Caso Americanas: uma possível recuperação judicial sui generis

Por Alcides Wilhelm

 O ano de 2023 começou movimentado para o setor varejista. A Americanas no dia 11.01 divulgou Fato Relevante, aos seus acionistas e para o mercado em geral, que formam encontradas inconsistências contábeis redutoras da conta de fornecedores realizadas em exercícios anteriores, inclusive 2022, cujo montante estimado é de R$ 20 bilhões.

 A notícia sacudiu os mercados e os setores de contabilidade e auditoria, pois esse “rombo” em suas contas fragiliza a companhia, podendo levá-la a bancarrota. Considerando que no ITR (Informações Trimestrais) de 30.09.2022 a companhia apresentava um patrimônio líquido positivo de R$ 14,7 bilhões, e com o ajuste, caso se confirme aquela cifra, passará para R$ 5,3 bilhões negativos. Uma verdadeira catástrofe contábil.
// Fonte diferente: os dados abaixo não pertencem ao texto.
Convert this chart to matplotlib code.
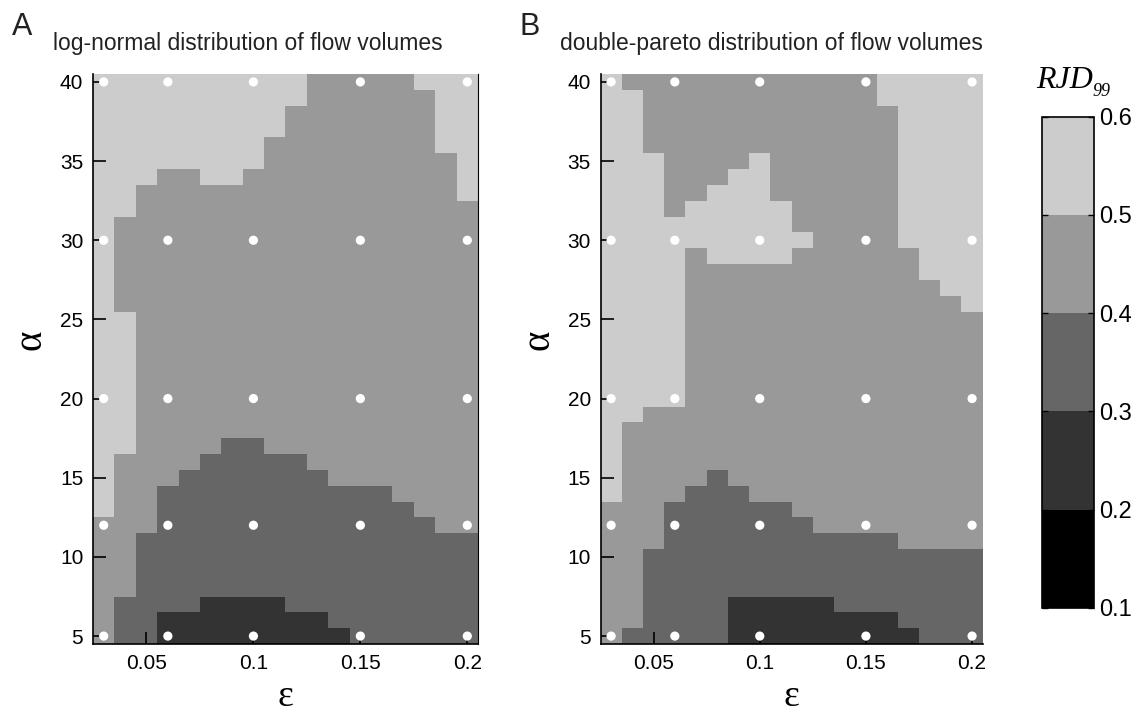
import numpy as np
import matplotlib
matplotlib.use("Agg")
import matplotlib.pyplot as plt
from matplotlib.colors import ListedColormap, BoundaryNorm

# ---------------- data ----------------
eps_values = [0.03, 0.04, 0.05, 0.06, 0.07, 0.08, 0.09, 0.10, 0.11,
              0.12, 0.13, 0.14, 0.15, 0.16, 0.17, 0.18, 0.19, 0.20]
alpha_values = list(range(40, 4, -1))  # rows from alpha=40 down to alpha=5

# RJD99 class codes per cell (1: 0.2-0.3, 2: 0.3-0.4, 3: 0.4-0.5, 4: 0.5-0.6)
class_to_rjd = {"1": 0.25, "2": 0.35, "3": 0.45, "4": 0.55}

rjd_lognormal_rows = [
    "444444444433333444",  # 40
    "444444444433333344",  # 39
    "444444444333333344",  # 38
    "444444444333333344",  # 37
    "444444443333333344",  # 36
    "444444443333333334",  # 35
    "444334433333333334",  # 34
    "443333333333333334",  # 33
    "443333333333333333",  # 32
    "433333333333333333",  # 31
    "433333333333333333",  # 30
    "433333333333333333",  # 29
    "433333333333333333",  # 28
    "433333333333333333",  # 27
    "433333333333333333",  # 26
    "443333333333333333",  # 25
    "443333333333333333",  # 24
    "443333333333333333",  # 23
    "443333333333333333",  # 22
    "443333333333333333",  # 21
    "443333333333333333",  # 20
    "443333333333333333",  # 19
    "443333333333333333",  # 18
    "443333223333333333",  # 17
    "433332222233333333",  # 16
    "433322222223333333",  # 15
    "433222222222223333",  # 14
    "433222222222222333",  # 13
    "333222222222222233",  # 12
    "332222222222222222",  # 11
    "332222222222222222",  # 10
    "332222222222222222",  # 9
    "332222222222222222",  # 8
    "322221111222222222",  # 7
    "322111111112222222",  # 6
    "322111111111222222",  # 5
]

rjd_doublepareto_rows = [
    "433333333333344444",  # 40
    "443333333333344444",  # 39
    "443333333333334444",  # 38
    "443333333333334444",  # 37
    "443333333333334444",  # 36
    "444333343333334444",  # 35
    "444333443333334444",  # 34
    "444334443333334444",  # 33
    "444344444333334444",  # 32
    "444444444333334444",  # 31
    "444444444433334444",  # 30
    "444434444333333444",  # 29
    "444433333333333444",  # 28
    "444433333333333344",  # 27
    "444433333333333334",  # 26
    "444433333333333333",  # 25
    "444433333333333333",  # 24
    "444433333333333333",  # 23
    "444433333333333333",  # 22
    "444433333333333333",  # 21
    "444433333333333333",  # 20
    "443333333333333333",  # 19
    "433333333333333333",  # 18
    "433333333333333333",  # 17
    "433333333333333333",  # 16
    "433332333333333333",  # 15
    "433322233333333333",  # 14
    "333222222333333333",  # 13
    "333222222233333333",  # 12
    "333222222222223333",  # 11
    "332222222222222222",  # 10
    "332222222222222222",  # 9
    "332222222222222222",  # 8
    "332222111112222222",  # 7
    "332222111111112222",  # 6
    "322222111111111222",  # 5
]

# simulated parameter points (white dots)
sample_eps = [0.03, 0.06, 0.10, 0.15, 0.20]
sample_alpha = [5, 12, 20, 30, 40]

level_bounds = [0.1, 0.2, 0.3, 0.4, 0.5, 0.6]
level_colors = ["#000000", "#333333", "#666666", "#999999", "#cccccc"]

panel_titles = ["log-normal distribution of flow volumes",
                "double-pareto distribution of flow volumes"]
panel_letters = ["A", "B"]
x_ticks = [0.05, 0.1, 0.15, 0.2]
x_ticklabels = ["0.05", "0.1", "0.15", "0.2"]
y_ticks = [5, 10, 15, 20, 25, 30, 35, 40]

# ---------------- figure ----------------
W, H = 1143, 715
fig = plt.figure(figsize=(W / 100, H / 100), dpi=100)
sans = ["Liberation Sans", "DejaVu Sans"]
serif = ["Liberation Serif", "DejaVu Serif"]
plt.rcParams["font.family"] = sans

cmap = ListedColormap(level_colors)
norm = BoundaryNorm(level_bounds, cmap.N)


def fx(px):
    return px / W


def fy(py):
    return 1 - py / H


axes_px = [(93, 74, 478, 644), (600.5, 74, 982.7, 644)]
datasets = [rjd_lognormal_rows, rjd_doublepareto_rows]

mesh = None
for k in range(2):
    l, t, r, b = axes_px[k]
    ax = fig.add_axes([fx(l), fy(b), fx(r - l), (b - t) / H])
    Z = np.array([[class_to_rjd[c] for c in row] for row in datasets[k]])
    mesh = ax.pcolormesh(eps_values, alpha_values, Z, cmap=cmap, norm=norm,
                         shading="nearest", linewidth=0, antialiased=False)
    ex, ay = np.meshgrid(sample_eps, sample_alpha)
    ax.scatter(ex.ravel(), ay.ravel(), s=44, c="white", edgecolors="none",
               zorder=2, clip_on=False)
    ax.set_xlim(0.025, 0.205)
    ax.set_ylim(4.5, 40.5)
    ax.set_xticks(x_ticks)
    ax.set_xticklabels(x_ticklabels)
    ax.set_yticks(y_ticks)
    ax.tick_params(direction="in", length=9, width=1.2, labelsize=15,
                   pad=7, colors="black", top=False, right=False)
    for side in ["top", "right"]:
        ax.spines[side].set_visible(False)
    for side in ["left", "bottom"]:
        ax.spines[side].set_linewidth(1.2)
    if k == 0:
        ax.spines["right"].set_visible(True)
        ax.spines["right"].set_linewidth(0.8)
    # axis labels
    fig.text(fx((l + r) / 2), fy(697), "ε", family=serif, fontsize=27,
             ha="center", va="center")
    fig.text(fx(l - 62), fy(340), "α", family=serif, fontsize=28,
             ha="center", va="center", rotation=90)
    # title and panel letter
    fig.text(fx(l - 40), fy(50), panel_titles[k], fontsize=16.5,
             ha="left", va="baseline", color="#222222")
    fig.text(fx(l - 81), fy(35), panel_letters[k], fontsize=22,
             ha="left", va="baseline", color="#222222")

# colorbar
cl, ct, cr, cb = 1041.7, 116.7, 1094, 607.7
cax = fig.add_axes([fx(cl), fy(cb), fx(cr - cl), (cb - ct) / H])
cbar = fig.colorbar(mesh, cax=cax, boundaries=level_bounds, ticks=level_bounds)
cbar.ax.set_yticklabels([f"{v:.1f}" for v in level_bounds])
cbar.ax.tick_params(direction="in", length=4, width=1.0, labelsize=17,
                    pad=4, left=True, right=True)
cbar.outline.set_linewidth(1.2)
fig.text(fx(1036), fy(88), "RJD", family=serif, style="italic", fontsize=23,
         ha="left", va="baseline")
fig.text(fx(1092), fy(96), "99", family=serif, style="italic", fontsize=13,
         ha="left", va="baseline")

fig.savefig("out.png", dpi=100)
Considerando os ativos totais apresentados em setembro de 2022, cujo valor representava R$ 47 bilhões, as inconsistências representam aproximadamente 42% daquele valor, ou seja, quando o ajuste contábil for realizado a situação patrimonial representada em seu balanço passará de uma situação de solvência para insolvência.

 Trata-se de fato de extrema gravidade, com consequências civis e criminais seríssimas, caso se confirme que a companhia se utilizou de subterfúgios para demonstrar situação patrimonial e de resultados melhores do que realmente eram. Tal situação induziu investidores a comprar ações por valores muito superiores ao que seria devido, bem como amargarem prejuízos agora pela sua repentina desvalorização, levando, em muitos casos, pessoas a perderem as economias de suas vidas.

            Para piorar ainda mais a situação, as demonstrações contábeis da Americanas eram auditadas por uma das maiores empresas de auditoria do mundo, uma big four, trazendo segurança para o mercado quanto aos números divulgados pela companhia, deixando uma impressão para os investidores e o mercado de que foram ludibriados de forma acintosa.

Para evitar sua quebra, a Americanas ingressou com uma medida cautelar antecedente, evitando com isso que seus credores pudessem adotar as medidas contratuais que possibilitassem a cobrança de seus créditos de forma mais célere. Com isso, a companhia obteve um prazo de 30 dias de proteção para preparar o seu pedido de recuperação judicial, realizando todos os procedimentos e reunindo todos os documentos necessários para o protocolo do pedido de recuperação judicial, conforme estabelece o artigo 51 de Lei 11.101/05 (Lei de Recuperação de Empresas e Falências – LREF).

Porém, estamos diante de uma situação sui generis, caso confirmado que a companhia agiu de má-fé, e pergunta-se: seria ela merecedora da utilização do instituto recuperacional, considerando que traiu a confiança de todos fraudando a sua real posição patrimonial e de lucratividade e gerando um prejuízo dessa magnitude?

A recuperação judicial tem como premissa básica recuperar empresas viáveis, sérias, comprometidas com a sua função social. Dessa forma, possibilitar o soerguimento da Americanas pelo instituto da recuperação judicial não seria premiar maus administradores e ou estelionatários, criando valor para a companhia novamente com os esforços dos seus credores? Não seria melhor liquidá-la passando os ativos para investidores sérios?

Em síntese, esse é o “x” da questão que deverá ser respondido com rapidez e sabedoria, sendo que o mercado aguarda ansiosamente um desfecho.